In the article “Du document aux flux : sites et temporalité(s) de quelques oeuvres d’art,” Suzanne Paquet explores the links between artistic propositions and sociocultural networks. Borrowing the concept of “chronogéographie” from Land Art and géographie de l’art, the author examines Robert Smithson’s Spiral Jetty and Nancy Holt’s Sun Tunnels. These photographs, as active or performative forms of art, provoke a series of displacements: metaphorical, geographical, and temporal. Through an analysis of photography as a form of prospective regard, the author draws a comparison between the influence of mechanist representations of time and its evolution during the electric age.

Sandrine Siméon’s article “Film-théâtre, intermédialité et nouveaux enjeux esthétiques” questions the complex relations between live performances and audiovisual recordings due to an increased presence of “film-theatre” that offers new possibilities for reflection on the phenomena of hybridization between cinema and theatre. Defining a form of “inter-cannibalism” between the two arts, the author questions the relation between theatrical staging and film rhetoric and the crossing of the media border.

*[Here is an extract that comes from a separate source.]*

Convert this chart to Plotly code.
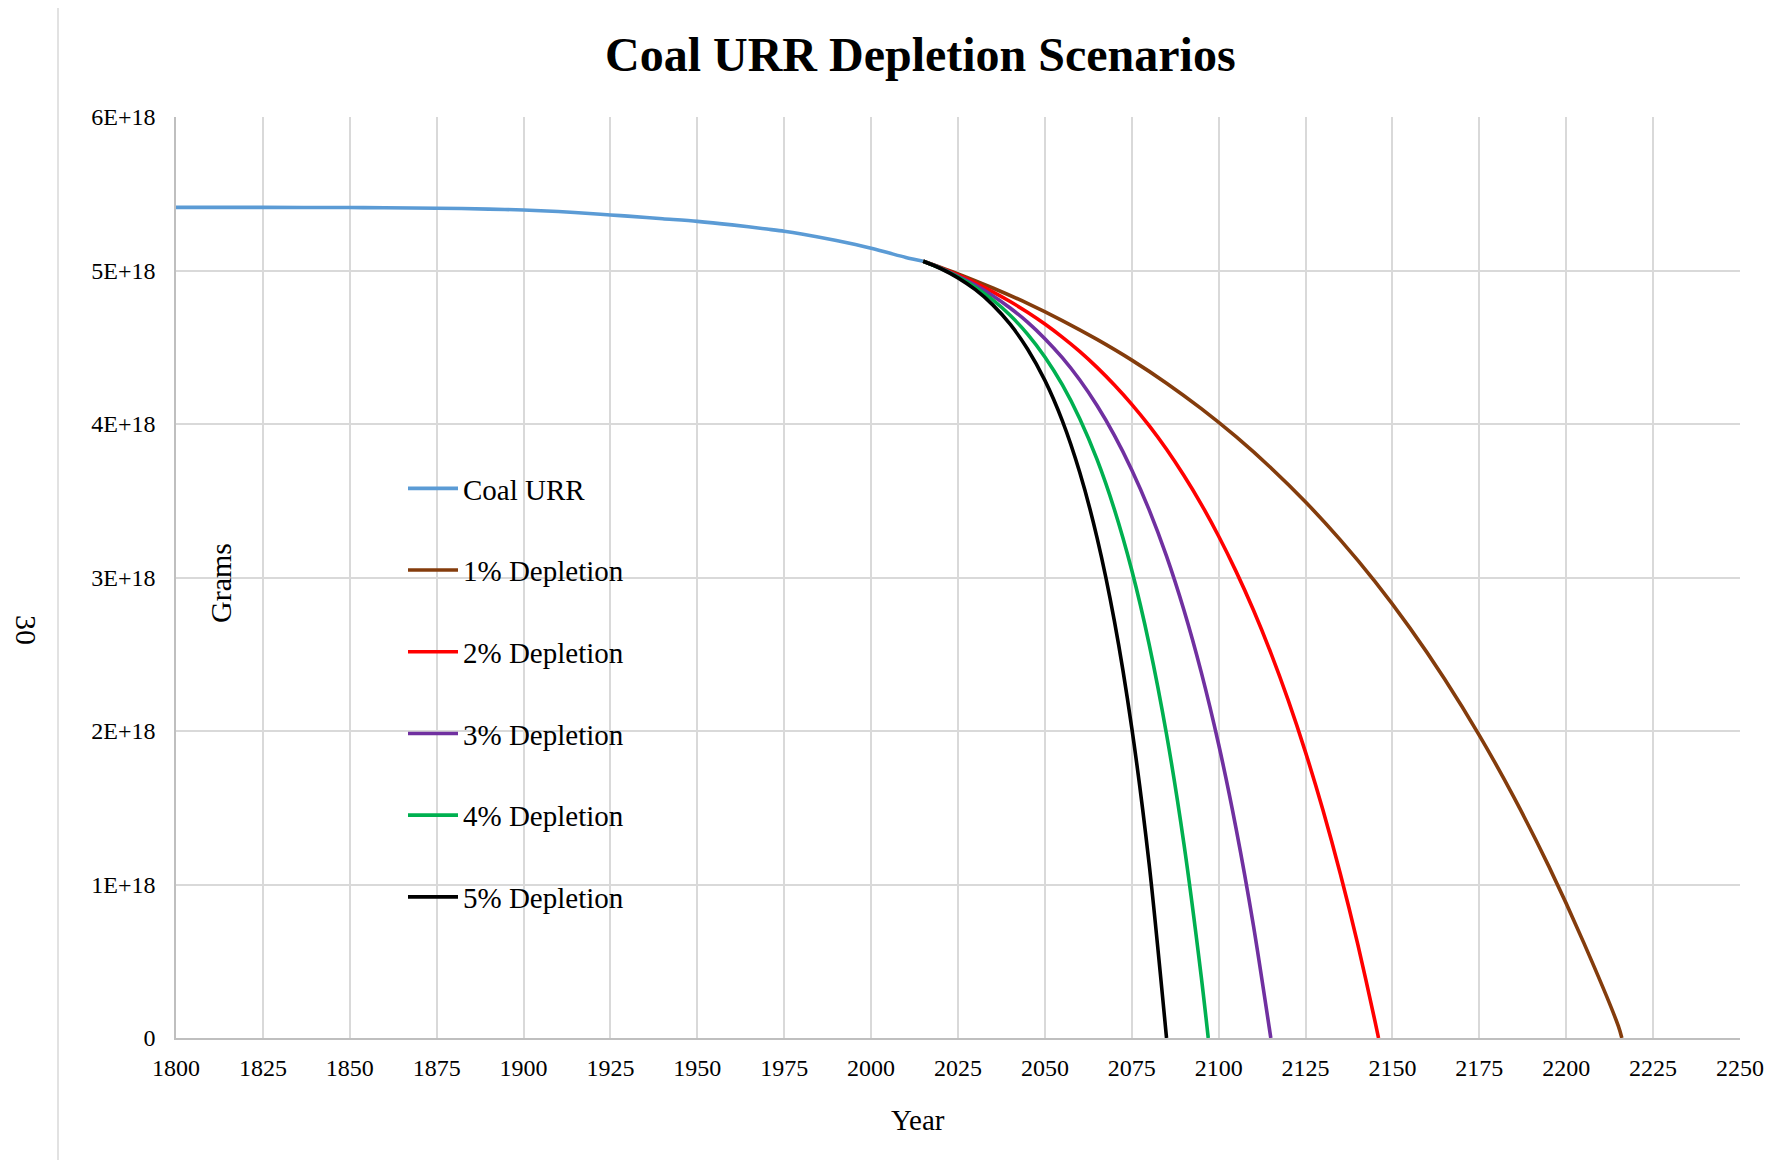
import plotly.graph_objects as go

# ---- data (values in units of 1E18 grams) ----
hist_years = [1800, 1825, 1850, 1860, 1875, 1890, 1900, 1910, 1920, 1925, 1930, 1940,
              1950, 1960, 1970, 1975, 1980, 1990, 2000, 2005, 2010, 2015]
hist_urr = [5.411, 5.411, 5.410, 5.409, 5.406, 5.400, 5.394, 5.384, 5.370, 5.362, 5.354, 5.337,
            5.320, 5.297, 5.270, 5.256, 5.238, 5.195, 5.145, 5.115, 5.085, 5.060]

dep1_years = [2015, 2025, 2035, 2045, 2055, 2065, 2075, 2085, 2095, 2105, 2115, 2125, 2135,
              2145, 2155, 2165, 2175, 2185, 2195, 2205, 2215, 2216]
dep1_vals = [5.060, 4.978, 4.886, 4.786, 4.674, 4.551, 4.416, 4.266, 4.100, 3.917, 3.715, 3.492,
             3.245, 2.973, 2.672, 2.339, 1.972, 1.566, 1.118, 0.623, 0.077, 0.0]

dep2_years = [2015, 2020, 2025, 2030, 2035, 2040, 2045, 2050, 2055, 2060, 2065, 2070, 2075, 2080,
              2085, 2090, 2095, 2100, 2105, 2110, 2115, 2120, 2125, 2130, 2135, 2140, 2145, 2146]
dep2_vals = [5.060, 5.017, 4.971, 4.919, 4.861, 4.798, 4.728, 4.651, 4.566, 4.473, 4.369, 4.254,
             4.128, 3.989, 3.835, 3.664, 3.477, 3.269, 3.040, 2.788, 2.509, 2.201, 1.861, 1.485,
             1.070, 0.613, 0.107, 0.0]

dep3_years = [2015, 2020, 2025, 2030, 2035, 2040, 2045, 2050, 2055, 2060, 2065, 2070, 2075, 2080,
              2085, 2090, 2095, 2100, 2105, 2110, 2115]
dep3_vals = [5.060, 5.016, 4.964, 4.905, 4.836, 4.756, 4.664, 4.556, 4.432, 4.288, 4.120, 3.926,
             3.701, 3.441, 3.139, 2.788, 2.382, 1.912, 1.366, 0.733, 0.0]

dep4_years = [2015, 2020, 2025, 2030, 2035, 2040, 2045, 2050, 2055, 2060, 2065, 2070, 2075, 2080,
              2085, 2090, 2095, 2097]
dep4_vals = [5.060, 5.014, 4.958, 4.891, 4.808, 4.708, 4.586, 4.437, 4.256, 4.036, 3.769, 3.443,
             3.047, 2.565, 1.979, 1.266, 0.398, 0.0]

dep5_years = [2015, 2020, 2025, 2030, 2035, 2040, 2045, 2050, 2055, 2060, 2065, 2070, 2075, 2080,
              2085]
dep5_vals = [5.060, 5.013, 4.952, 4.875, 4.776, 4.650, 4.489, 4.284, 4.022, 3.687, 3.260, 2.716,
             2.020, 1.133, 0.0]

series_names = ["Coal URR", "1% Depletion", "2% Depletion", "3% Depletion", "4% Depletion", "5% Depletion"]
series_colors = ["#5B9BD5", "#843C0C", "#FF0000", "#7030A0", "#00B050", "#000000"]

x_ticks = list(range(1800, 2251, 25))
y_tickvals = [0, 1e18, 2e18, 3e18, 4e18, 5e18, 6e18]
y_ticktext = ["0", "1E+18", "2E+18", "3E+18", "4E+18", "5E+18", "6E+18"]

SERIF = "Liberation Serif, Times New Roman, serif"
E18 = 1e18

all_series = [
    (hist_years, hist_urr),
    (dep1_years, dep1_vals),
    (dep2_years, dep2_vals),
    (dep3_years, dep3_vals),
    (dep4_years, dep4_vals),
    (dep5_years, dep5_vals),
]

fig = go.Figure()
for i, ((xs, ys), name, color) in enumerate(zip(all_series, series_names, series_colors)):
    fig.add_trace(go.Scatter(
        x=xs, y=[v * E18 for v in ys], name=name, mode="lines",
        line=dict(color=color, width=3.6, shape="spline", smoothing=0.8),
        legendgroup=f"g{i}", hoverinfo="x+y+name",
    ))

OFF = 8  # page body margin
W, H = 1781 - OFF, 1160 - OFF
# plot area in page pixels: left 176, right 1740, top 117, bottom 1038
ML = 176 - OFF
MT = 117 - OFF
MR = W - (1740 - OFF)
MB = H - (1038 - OFF)
PW, PH = W - ML - MR, H - MT - MB


def px_x(px):
    return (px - OFF - ML) / PW


def px_y(py):
    return (H - MB - (py - OFF)) / PH


fig.update_layout(
    width=W, height=H, autosize=False,
    margin=dict(l=ML, r=MR, t=MT, b=MB),
    paper_bgcolor="white", plot_bgcolor="white",
    font=dict(family=SERIF, color="black", size=24),
    showlegend=True,
    legend=dict(
        x=px_x(403), y=px_y(463), xanchor="left", yanchor="top",
        font=dict(family=SERIF, size=29, color="black"),
        bgcolor="rgba(0,0,0,0)", tracegroupgap=41, itemwidth=50,
        traceorder="grouped",
    ),
    xaxis=dict(
        range=[1800, 2250], tickmode="array", tickvals=x_ticks,
        ticktext=[str(t) for t in x_ticks],
        showgrid=True, gridcolor="#D9D9D9", gridwidth=1.5,
        showline=True, linecolor="#BFBFBF", linewidth=1.5,
        zeroline=False, ticks="", tickfont=dict(family=SERIF, size=24, color="black"),
        ticklabelstandoff=7,
    ),
    yaxis=dict(
        range=[0, 6e18], tickmode="array", tickvals=y_tickvals, ticktext=y_ticktext,
        showgrid=True, gridcolor="#D9D9D9", gridwidth=1.5,
        showline=True, linecolor="#BFBFBF", linewidth=1.5,
        zeroline=False, ticks="", tickfont=dict(family=SERIF, size=24, color="black"),
        ticklabelstandoff=14,
    ),
    annotations=[
        dict(text="<b>Coal URR Depletion Scenarios</b>", x=px_x(920), y=px_y(55),
             xref="paper", yref="paper", showarrow=False, xanchor="center", yanchor="middle",
             font=dict(family=SERIF, size=48, color="black")),
        dict(text="Grams", x=px_x(220), y=px_y(583), xref="paper", yref="paper",
             showarrow=False, textangle=-90, xanchor="center", yanchor="middle",
             font=dict(family=SERIF, size=30, color="black")),
        dict(text="Year", x=px_x(918), y=px_y(1120), xref="paper", yref="paper",
             showarrow=False, xanchor="center", yanchor="middle",
             font=dict(family=SERIF, size=29, color="black")),
        dict(text="30", x=px_x(27), y=px_y(630), xref="paper", yref="paper",
             showarrow=False, textangle=90, xanchor="center", yanchor="middle",
             font=dict(family=SERIF, size=30, color="black")),
    ],
    shapes=[
        dict(type="line", xref="paper", yref="paper", x0=px_x(58), x1=px_x(1800),
             y0=px_y(6), y1=px_y(6), line=dict(color="#D9D9D9", width=1.5)),
        dict(type="line", xref="paper", yref="paper", x0=px_x(58), x1=px_x(58),
             y0=px_y(6), y1=px_y(1180), line=dict(color="#D9D9D9", width=1.5)),
    ],
)

fig.write_html("out.html")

Siméon examines the filming of theatrical representations and explores the impact of a live performance on audiovisual recording. She concludes with a form of hybrid enunciation, a “meta-theatricalness,” combining an anchor in the present time through a synchronistic recording of performance, image, sound, and space and the status of archive, allowing both the analysis of the creative process and the constitution of a precious memory.

Andréane Morin-Simard’s “Mémoire et affect dans les recontextualisations multimédiatiques de chansons populaires : autour de ‘Fortunate Son’ de CCR (1969)” looks at the influence of music, specifically the song Fortunate Son (1969) by Credence Clearwater Revival, on playing and watching audiovisual games. Morin-Simard’s article focuses on the song’s presences in the video game Call of Duty: Black Ops (Treyarch, 2010), analyzes the revival of this popular musical theme, and shows how music impacts both the design of the game and the cultural context of the fictional world where the action takes place. The relationship between the music and the world of the game similarly impacts the memorization process of the player who is actively experiencing the game in the present. Thus, the author describes the influence of a temporal object on our perception of things, altering a memory or constructing a new point of view: how the media staging of a musical excerpt affects the perceptual and interpretative activities of the listener.

Anaïs Nony’s contribution to this collection considers artistic techniques as instruments for the enabling of what she calls “moving image memory.” To illustrate this concept, she explores the relationship between memory and video present in the work of artist Thierry Kuntzel’s The Waves (2003). She posits Kuntzel’s notion of the “videogram” as a space between culture and technique and as a form of prosthetic memory, something showing appearance and disappearance. She shows how digital conditions allow for the experience of time as always “in flight” and as symbolizing the means by which those technologies facilitate new kinds of connections.

We are delighted to feature two articles examining the avant-garde musician William Basinski’s The Disintegration Loops (2002–2003) as a way to theorize the relationship between media and the rendering of time. Basinski’s work is a four-album series featuring musical fragments pulled from a radio station that were played in loops that gradually degraded every time they passed through the tape spindle as the music was being digitized. Shortly after Basinski digitized these loops, New York City was attacked on September 11 and the images on the album cover along with the music’s melancholic and contemplative tone came to serve as a powerful memorial to the attacks. Basinski’s Loops serve as a good example of how the dynamic between analog and digital recording technologies have also inspired meditations on the relationship between forms of mediated memory and the ways we appreciate time.

For Jakko Kemper, The Disintegration Loops are an invitation to consider the ways in which digital technologies modify the experience of time-consciousness. Drawing on concepts from Derrida (such as spacing and autoimmunity) and Martin Hagglund’s concept of chrono-libido, Kemper suggests that Basinski’s sonic inscription of the passing of time and of the material characteristics of decay offers a counterweight to the dominant forms of mediated experience. He shows how Basinski’s Loops provide an alternative to the phenomenological experience of time that is linked inextricably to media technologies, which document, reshuffle, and present time according to non-human logics. In short, it is an attempt to use analog media processes to imagine a world that is not determined by digital media.

In David Jackson’s account, it is ideas of repetition and feedback that inspire reflection on Basinski’s temporal rendering. In an account bringing together historical work on avant-garde music with the rich literature from sound studies, Jackson locates Loops within a longer history of time manipulation by magnetic tape, an account that goes from the “turntablism” of John Cage, the tape-splice experimentalism of William S. Burroughs, to the music of Steve Reich and Miles Davis. Here Jackson considers the ways that looping is used to order everyday flows of consciousness and marry interactions between the social and the machinic. He then turns to an account of the poetics of Basinski’s compositions to conclude that looping represents Basinski’s attempt to keep the possibilities of sound always in a state of potential becoming and development. Through a close reading of elements from Basinski’s other recordings, Jackson concludes that his word extends a concurrence between the human experience of duration with the technological understanding of industrial time. These two reflections are followed by an interview with Basinski, which was conducted by André Habib assisted by Charlotte Brady-Savignac.